Here's the letter, in which McConnell also repeats the official White House talking point that the new language "is aimed at restoring the effect of the Foreign Intelligence Surveillance Act (FISA) drafted in 1978."

But as Eric Lichtblau wrote in the New York Times yesterday, it's not just Democrats and civil rights advocates but also news organizations that have come to the inescapable conclusion that the legislation is considerably more expansive than that -- effectively carving out a huge chunk of communications involving American citizens from the longstanding requirement that surveillance be accompanied by a court-approved warrant. (See yesterday's column.)

Making the White House Happy

The White House press office this morning called attention to these two opinion pieces on the new law.

The Wall Street Journal editorial board writes: "To hear the critics tell it, the warrantless wiretapping law passed by Congress this weekend is an immoral license for a mad President Bush and his spymasters to eavesdrop on all Americans. For those willing to believe such things, mere facts don't matter. But for anyone still amenable to reason, the deal is worth parsing for its national security precedents, good and bad."

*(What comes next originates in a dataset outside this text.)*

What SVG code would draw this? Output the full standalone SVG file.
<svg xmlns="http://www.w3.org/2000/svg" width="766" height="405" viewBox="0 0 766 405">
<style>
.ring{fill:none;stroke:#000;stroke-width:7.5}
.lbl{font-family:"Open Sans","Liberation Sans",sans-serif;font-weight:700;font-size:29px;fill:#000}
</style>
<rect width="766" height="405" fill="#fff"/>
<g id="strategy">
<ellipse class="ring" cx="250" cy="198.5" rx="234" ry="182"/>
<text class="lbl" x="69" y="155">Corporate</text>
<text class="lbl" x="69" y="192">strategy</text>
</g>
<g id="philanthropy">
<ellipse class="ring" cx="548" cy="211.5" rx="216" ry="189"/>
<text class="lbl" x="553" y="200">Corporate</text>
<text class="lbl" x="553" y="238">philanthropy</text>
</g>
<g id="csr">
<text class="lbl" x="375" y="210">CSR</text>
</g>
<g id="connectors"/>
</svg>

On McConnell: "The first duty of Director of National Intelligence Michael McConnell is to prevent the next terrorist attack, and it's disgraceful that some have vilified him for trying to revive our intelligence ability in that cause. His effort has been no different, and no less honorable, than a general arguing for more troops."

And, the Journal asserts: "Opposition from the Democratic left to this intelligence program isn't merely part of the partisan blood feud against a weak President near the end of his term. It is part of a far larger ideological campaign to erode Presidential war powers. Goaded by the ACLU and much of the press corps, many Democrats want to use the courts and lawsuits to restrict Mr. Bush and future Presidents in their ability to gather intelligence in the war on terror."

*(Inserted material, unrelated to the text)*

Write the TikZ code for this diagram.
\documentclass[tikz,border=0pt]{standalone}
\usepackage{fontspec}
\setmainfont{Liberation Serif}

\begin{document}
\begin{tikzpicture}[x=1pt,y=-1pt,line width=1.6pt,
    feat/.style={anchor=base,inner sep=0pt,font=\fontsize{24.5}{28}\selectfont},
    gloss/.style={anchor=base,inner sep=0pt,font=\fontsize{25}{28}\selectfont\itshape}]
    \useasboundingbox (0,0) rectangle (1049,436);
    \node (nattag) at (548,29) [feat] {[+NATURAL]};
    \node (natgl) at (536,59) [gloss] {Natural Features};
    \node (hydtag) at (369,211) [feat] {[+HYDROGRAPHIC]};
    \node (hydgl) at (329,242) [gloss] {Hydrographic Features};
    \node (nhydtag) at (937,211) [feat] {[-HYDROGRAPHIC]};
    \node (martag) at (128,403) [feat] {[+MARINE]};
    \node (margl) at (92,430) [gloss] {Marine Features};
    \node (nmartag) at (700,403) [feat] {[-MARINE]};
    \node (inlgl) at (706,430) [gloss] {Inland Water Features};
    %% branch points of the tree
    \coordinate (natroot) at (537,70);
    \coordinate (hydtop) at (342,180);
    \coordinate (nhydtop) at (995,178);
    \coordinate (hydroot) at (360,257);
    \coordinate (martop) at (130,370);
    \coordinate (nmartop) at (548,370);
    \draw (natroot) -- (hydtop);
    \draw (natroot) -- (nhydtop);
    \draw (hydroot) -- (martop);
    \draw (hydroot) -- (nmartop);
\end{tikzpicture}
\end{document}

And dependable White House apologists David B. Rivkin Jr. and Lee A. Casey write in a Los Angeles Times opinion piece: "The amendments . . . permit interception of foreign communications directed into the United States, as long as a person in the U.S. is not the target of surveillance. Why the critics object to this provision on civil liberties grounds is unclear."

They argue further that the bill goes too far, not in violating civil liberties, but in restricting executive power.

Bush's Support

Deb Riechmann writes for the Associated Press: "To see the type of person who still backs him, President Bush need only look in the mirror. The president fits the composite of today's Bush supporter: a conservative, white, Republican man, an evangelical Christian who goes to church regularly.